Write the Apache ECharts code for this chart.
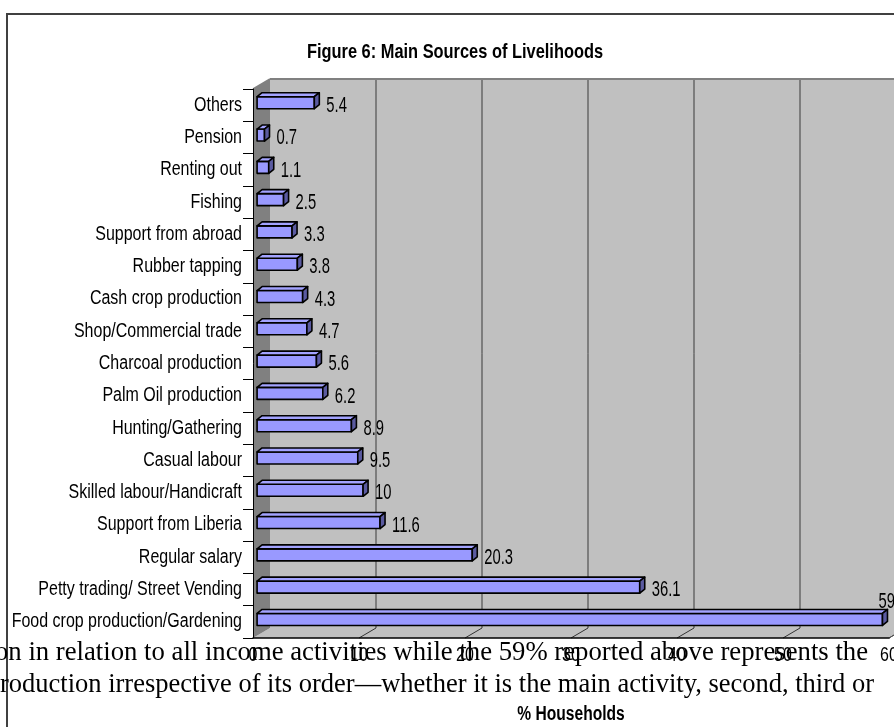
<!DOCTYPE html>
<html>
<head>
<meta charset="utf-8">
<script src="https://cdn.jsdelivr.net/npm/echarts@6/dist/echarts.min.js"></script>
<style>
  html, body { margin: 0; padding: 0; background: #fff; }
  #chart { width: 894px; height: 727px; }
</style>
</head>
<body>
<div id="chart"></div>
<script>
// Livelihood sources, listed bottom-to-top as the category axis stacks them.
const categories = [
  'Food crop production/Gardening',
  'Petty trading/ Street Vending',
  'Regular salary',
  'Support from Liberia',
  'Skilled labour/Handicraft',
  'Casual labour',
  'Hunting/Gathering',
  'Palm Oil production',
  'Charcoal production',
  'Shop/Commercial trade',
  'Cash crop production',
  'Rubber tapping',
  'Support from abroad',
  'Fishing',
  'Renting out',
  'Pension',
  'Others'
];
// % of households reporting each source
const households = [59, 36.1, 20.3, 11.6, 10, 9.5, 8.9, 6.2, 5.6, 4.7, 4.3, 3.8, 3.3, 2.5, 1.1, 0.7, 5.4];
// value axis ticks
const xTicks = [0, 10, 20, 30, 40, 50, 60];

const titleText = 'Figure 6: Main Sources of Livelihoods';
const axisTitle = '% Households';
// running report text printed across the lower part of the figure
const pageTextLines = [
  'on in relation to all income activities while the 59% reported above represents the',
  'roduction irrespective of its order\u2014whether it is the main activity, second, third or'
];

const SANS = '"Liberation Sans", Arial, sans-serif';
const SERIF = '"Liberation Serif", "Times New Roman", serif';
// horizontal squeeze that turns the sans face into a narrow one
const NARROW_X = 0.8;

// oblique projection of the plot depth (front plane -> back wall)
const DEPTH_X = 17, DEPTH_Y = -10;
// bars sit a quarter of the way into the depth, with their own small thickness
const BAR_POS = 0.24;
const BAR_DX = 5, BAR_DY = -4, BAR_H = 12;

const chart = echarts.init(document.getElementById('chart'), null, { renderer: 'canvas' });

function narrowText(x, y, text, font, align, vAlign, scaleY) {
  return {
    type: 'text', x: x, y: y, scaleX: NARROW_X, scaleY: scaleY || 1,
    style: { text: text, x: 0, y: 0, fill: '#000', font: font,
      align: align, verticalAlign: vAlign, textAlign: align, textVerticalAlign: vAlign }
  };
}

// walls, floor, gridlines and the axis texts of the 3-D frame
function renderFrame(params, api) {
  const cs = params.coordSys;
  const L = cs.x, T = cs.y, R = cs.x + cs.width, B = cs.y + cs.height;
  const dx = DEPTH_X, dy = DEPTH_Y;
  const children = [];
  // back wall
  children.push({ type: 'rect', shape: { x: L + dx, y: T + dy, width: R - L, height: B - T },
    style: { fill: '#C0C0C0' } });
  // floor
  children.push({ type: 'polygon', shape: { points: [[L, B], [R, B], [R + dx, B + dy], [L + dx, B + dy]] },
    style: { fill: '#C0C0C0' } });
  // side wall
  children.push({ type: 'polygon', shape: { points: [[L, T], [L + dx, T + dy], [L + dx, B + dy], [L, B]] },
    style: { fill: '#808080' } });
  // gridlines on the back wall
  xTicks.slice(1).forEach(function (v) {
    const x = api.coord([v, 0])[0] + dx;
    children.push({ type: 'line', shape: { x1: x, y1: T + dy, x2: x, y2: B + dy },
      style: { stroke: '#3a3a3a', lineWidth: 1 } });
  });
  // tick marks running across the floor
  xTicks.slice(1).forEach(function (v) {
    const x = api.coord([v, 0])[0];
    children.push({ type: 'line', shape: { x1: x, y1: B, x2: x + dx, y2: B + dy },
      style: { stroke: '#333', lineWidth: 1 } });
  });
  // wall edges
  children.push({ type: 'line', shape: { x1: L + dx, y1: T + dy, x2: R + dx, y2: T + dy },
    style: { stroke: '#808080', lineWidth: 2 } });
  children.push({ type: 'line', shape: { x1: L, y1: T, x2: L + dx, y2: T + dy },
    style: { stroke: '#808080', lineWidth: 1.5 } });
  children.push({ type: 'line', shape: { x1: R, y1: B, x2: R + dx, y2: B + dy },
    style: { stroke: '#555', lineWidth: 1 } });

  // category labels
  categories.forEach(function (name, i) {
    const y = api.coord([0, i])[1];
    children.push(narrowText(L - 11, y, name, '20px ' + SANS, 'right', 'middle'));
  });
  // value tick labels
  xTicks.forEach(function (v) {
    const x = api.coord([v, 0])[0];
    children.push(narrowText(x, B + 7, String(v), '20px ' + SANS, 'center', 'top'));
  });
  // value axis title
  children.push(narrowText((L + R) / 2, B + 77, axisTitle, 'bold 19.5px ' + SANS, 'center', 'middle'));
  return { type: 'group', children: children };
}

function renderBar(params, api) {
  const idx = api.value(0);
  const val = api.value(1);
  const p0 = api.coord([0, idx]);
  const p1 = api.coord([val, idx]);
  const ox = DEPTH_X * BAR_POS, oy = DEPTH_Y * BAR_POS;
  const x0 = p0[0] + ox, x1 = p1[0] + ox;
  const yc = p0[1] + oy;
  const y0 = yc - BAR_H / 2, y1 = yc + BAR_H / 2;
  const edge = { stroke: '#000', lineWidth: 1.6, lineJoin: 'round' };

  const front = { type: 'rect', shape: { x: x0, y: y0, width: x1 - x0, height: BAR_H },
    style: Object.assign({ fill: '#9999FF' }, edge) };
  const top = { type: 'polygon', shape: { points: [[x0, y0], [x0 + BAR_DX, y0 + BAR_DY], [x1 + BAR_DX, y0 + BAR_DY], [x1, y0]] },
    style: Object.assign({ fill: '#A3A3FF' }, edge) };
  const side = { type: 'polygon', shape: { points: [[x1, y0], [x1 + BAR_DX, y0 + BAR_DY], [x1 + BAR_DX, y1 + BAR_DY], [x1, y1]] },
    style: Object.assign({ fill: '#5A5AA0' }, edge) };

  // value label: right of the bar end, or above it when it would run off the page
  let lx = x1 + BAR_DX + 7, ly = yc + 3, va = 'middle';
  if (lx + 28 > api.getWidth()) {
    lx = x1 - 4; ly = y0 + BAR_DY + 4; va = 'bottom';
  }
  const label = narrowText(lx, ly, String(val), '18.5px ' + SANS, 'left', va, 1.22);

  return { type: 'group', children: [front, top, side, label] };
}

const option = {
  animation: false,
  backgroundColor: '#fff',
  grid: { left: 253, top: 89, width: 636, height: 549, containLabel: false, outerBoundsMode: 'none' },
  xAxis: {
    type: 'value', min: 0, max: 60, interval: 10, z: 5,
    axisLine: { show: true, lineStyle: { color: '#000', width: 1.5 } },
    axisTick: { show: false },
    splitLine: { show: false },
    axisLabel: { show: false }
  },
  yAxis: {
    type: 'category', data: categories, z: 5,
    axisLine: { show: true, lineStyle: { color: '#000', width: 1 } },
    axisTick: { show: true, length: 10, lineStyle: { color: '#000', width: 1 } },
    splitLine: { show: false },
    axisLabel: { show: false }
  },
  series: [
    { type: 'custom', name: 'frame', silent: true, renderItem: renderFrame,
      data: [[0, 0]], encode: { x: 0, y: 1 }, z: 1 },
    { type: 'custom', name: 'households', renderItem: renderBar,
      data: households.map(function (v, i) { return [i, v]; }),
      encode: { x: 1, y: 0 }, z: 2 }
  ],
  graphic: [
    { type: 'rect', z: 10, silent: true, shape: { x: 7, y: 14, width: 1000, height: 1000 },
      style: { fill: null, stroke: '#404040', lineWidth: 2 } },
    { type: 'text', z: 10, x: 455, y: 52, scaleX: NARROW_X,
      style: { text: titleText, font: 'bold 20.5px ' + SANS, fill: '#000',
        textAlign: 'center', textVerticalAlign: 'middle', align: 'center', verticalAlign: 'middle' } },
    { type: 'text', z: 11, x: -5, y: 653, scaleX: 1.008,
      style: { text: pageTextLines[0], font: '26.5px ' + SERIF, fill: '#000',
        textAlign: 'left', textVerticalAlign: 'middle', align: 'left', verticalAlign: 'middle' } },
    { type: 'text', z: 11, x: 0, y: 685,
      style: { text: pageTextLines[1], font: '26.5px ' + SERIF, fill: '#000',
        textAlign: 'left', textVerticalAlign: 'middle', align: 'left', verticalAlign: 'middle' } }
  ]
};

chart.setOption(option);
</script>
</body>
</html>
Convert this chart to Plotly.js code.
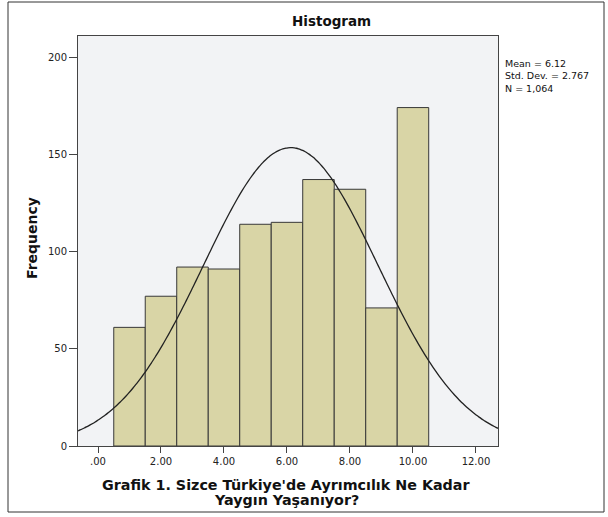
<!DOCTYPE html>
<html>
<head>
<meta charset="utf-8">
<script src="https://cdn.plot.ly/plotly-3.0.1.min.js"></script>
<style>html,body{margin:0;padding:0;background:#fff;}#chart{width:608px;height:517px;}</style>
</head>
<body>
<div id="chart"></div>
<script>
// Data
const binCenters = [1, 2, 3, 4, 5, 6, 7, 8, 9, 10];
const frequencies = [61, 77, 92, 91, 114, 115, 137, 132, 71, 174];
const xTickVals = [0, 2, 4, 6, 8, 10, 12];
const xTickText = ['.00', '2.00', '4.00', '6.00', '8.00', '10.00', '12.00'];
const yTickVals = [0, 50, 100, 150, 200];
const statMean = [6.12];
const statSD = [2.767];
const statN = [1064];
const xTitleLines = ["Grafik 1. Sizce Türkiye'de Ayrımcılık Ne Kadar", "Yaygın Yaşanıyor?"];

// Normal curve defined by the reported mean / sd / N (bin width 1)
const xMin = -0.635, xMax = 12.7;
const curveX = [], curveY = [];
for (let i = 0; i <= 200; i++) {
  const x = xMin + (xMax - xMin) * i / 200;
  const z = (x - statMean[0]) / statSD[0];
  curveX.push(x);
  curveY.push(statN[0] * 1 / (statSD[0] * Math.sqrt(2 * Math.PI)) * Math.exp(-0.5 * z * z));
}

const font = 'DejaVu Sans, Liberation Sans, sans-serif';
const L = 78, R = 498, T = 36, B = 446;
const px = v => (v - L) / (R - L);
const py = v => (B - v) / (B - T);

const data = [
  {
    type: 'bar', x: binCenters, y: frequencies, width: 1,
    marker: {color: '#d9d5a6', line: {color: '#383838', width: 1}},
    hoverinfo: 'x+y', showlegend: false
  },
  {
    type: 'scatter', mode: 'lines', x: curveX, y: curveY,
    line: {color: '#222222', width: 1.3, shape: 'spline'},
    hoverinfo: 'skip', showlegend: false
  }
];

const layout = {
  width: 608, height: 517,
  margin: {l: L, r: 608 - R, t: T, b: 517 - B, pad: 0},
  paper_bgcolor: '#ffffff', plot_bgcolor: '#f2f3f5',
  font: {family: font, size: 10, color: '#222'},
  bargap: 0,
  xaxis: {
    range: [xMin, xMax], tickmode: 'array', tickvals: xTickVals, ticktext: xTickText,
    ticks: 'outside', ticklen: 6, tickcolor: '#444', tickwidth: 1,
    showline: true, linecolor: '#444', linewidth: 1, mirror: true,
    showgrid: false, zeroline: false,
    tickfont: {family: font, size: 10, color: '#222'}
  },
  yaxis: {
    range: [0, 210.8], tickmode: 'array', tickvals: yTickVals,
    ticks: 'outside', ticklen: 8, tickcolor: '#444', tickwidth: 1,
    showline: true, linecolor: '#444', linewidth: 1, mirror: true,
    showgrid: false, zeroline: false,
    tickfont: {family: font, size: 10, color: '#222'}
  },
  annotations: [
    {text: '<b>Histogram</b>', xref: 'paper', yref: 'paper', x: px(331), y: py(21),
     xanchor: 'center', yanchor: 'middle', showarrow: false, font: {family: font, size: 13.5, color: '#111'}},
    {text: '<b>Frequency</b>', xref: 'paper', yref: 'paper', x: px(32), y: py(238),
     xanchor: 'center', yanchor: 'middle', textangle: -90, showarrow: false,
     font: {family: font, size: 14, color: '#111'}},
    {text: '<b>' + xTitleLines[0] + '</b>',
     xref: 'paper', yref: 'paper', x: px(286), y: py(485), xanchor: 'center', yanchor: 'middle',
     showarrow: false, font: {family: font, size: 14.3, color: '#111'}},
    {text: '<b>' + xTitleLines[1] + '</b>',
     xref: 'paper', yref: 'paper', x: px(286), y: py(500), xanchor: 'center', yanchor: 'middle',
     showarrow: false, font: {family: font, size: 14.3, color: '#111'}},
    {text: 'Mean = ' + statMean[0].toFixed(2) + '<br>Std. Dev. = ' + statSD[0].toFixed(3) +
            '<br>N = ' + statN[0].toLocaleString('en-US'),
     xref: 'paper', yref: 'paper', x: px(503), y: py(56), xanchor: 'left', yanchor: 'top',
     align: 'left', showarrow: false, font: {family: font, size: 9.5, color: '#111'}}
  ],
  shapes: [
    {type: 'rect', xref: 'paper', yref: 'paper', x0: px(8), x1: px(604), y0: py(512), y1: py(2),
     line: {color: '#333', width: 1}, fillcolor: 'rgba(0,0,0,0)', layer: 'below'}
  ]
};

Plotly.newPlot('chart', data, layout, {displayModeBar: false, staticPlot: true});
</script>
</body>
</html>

---

→ **GOAL OF THE EXERCISE**:
Without the pictures, give again only the lines beginning at the line that contains "Convert this chart to Plotly.js code." and stopping after the line that contains "1. Sizce Türkiye'de", exactly as written.

→ **EXPECTED ANSWER**:
Convert this chart to Plotly.js code.
<!DOCTYPE html>
<html>
<head>
<meta charset="utf-8">
<script src="https://cdn.plot.ly/plotly-3.0.1.min.js"></script>
<style>html,body{margin:0;padding:0;background:#fff;}#chart{width:608px;height:517px;}</style>
</head>
<body>
<div id="chart"></div>
<script>
// Data
const binCenters = [1, 2, 3, 4, 5, 6, 7, 8, 9, 10];
const frequencies = [61, 77, 92, 91, 114, 115, 137, 132, 71, 174];
const xTickVals = [0, 2, 4, 6, 8, 10, 12];
const xTickText = ['.00', '2.00', '4.00', '6.00', '8.00', '10.00', '12.00'];
const yTickVals = [0, 50, 100, 150, 200];
const statMean = [6.12];
const statSD = [2.767];
const statN = [1064];
const xTitleLines = ["Grafik 1. Sizce Türkiye'de Ayrımcılık Ne Kadar", "Yaygın Yaşanıyor?"];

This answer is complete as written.